MARTIN DEMPSEY: Any time there's been success against ISIS, they will lash back out, whether it's beheadings or whether it's destroying historical sites or, in this case, a flurry of suicide bombs.

GREENE: So you're saying we might just have to accept for some indefinite period of time that as ISIS loses ground they might get more desperate and they might carry out these kinds of attacks in Iraq but also in places like Paris. I mean, we just have to accept that for now?

DEMPSEY: Well, I don't know if accept is the right word. I think we need to anticipate that that will be their tactic. And, look, there are certain things we can do that will allow us to both anticipate and defeat those kind of attacks before they occur. But some of them are going to occur. And I've said for some time that this is a generational struggle. And I think what we do about it now is we take a long-term view of it. We don't want to fall into the trap of fighting 20 one-year campaigns. We've got to have one 20-year campaign.

GREENE: Many of your own critics would hear you talking about, you know, taking the long view and picking your spots, and they would call that overcautious. I'm thinking of people like Senator John McCain, the Republican from Arizona who said, at one point, General Dempsey has proven if you don't want to intervene anywhere in any country you can invent reasons not to get involved. The military always errs on the side of caution but not to the extent I see with General Dempsey's advice. How do you respond to that?

DEMPSEY: Well, I respond to it as I did then, which is that my job was to present our elected leaders with options but also to articulate risks and opportunity costs. So, you know, if you want to be all in, which is the phrase sometimes used in the Middle East, then you've got to take some additional risk in Europe and in the Pacific. And, you know, as we've seen over the last three years, that may not be the smartest thing to do for the nation either. And you can call it caution. What I'm suggesting is we've got to take a longer term view of this, put ourselves on a sustainable level of effort, and then, you know, just get after it for the next 20 years.
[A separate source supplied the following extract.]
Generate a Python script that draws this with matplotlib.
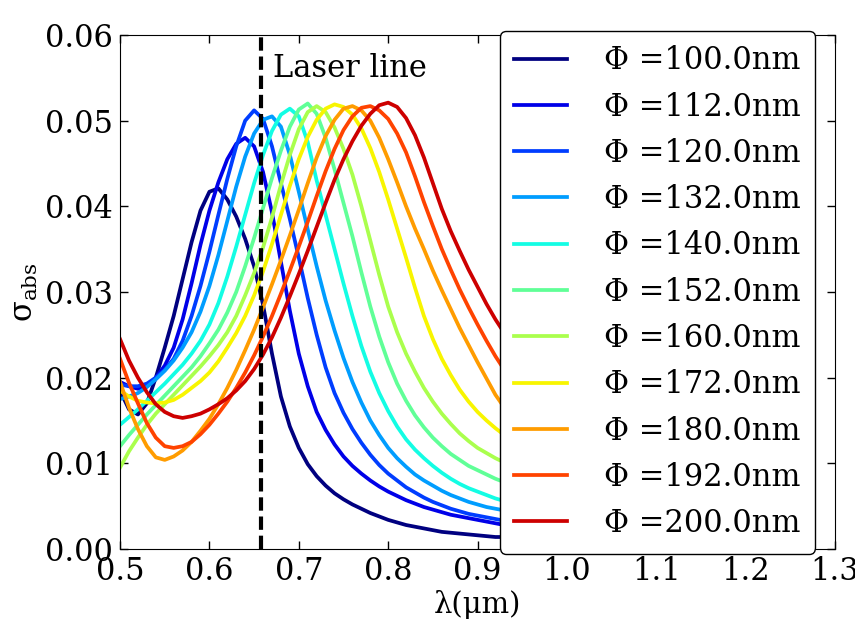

GREENE: Let me finish with a question about - you know, we're within months of the 15-year anniversary of the 9/11 attacks if we can believe that. Is it any less likely that a 9/11 could happen today? I mean, I think about ISIS and what they have done. Is - I mean, there any reason to believe that they couldn't pull off something so terrible in 2016?

DEMPSEY: You know, I did a lot of research about these kind of catastrophic surprise - let's call them - events. There's just so many cases in history where after the fact someone will say we just never imagined that something like that could happen. So the short answer to your question is we got to be careful not to have a failure of imagination.

GREENE: Now, do you think we are failing in imagination or we're doing it the best possible to imagine every possible scenario that this country could be threatened?

DEMPSEY: I think we've been a bit distracted recently on the way we've been talking about the world and talking about the homeland. I mean, we've seemed as though we've kind of pushed ourselves to the ideological edges, and where we really need to be is in the middle. And so I am concerned.

GREENE: You mean the political discourse in this country is distracting the policymakers from focusing on some of the important sort of questions about threats to this country?

DEMPSEY: Well, what you'd hope a political campaign would produce would be thoughtful conversation about what's best for the country going forward and how we're going to afford to do everything we need to do. I haven't heard a word spoken yet, by the way, about the fact that the bipartisan budget agreement will expire at the end of the year and the Budget Control Act and sequestration will kick back in 2017. And that's a real problem. It's a real problem for the military. It's a real problem for the rest of the government. If I'm right about the fact that we need to take a long view of our security, then how are we going to resource whatever strategy we adopt?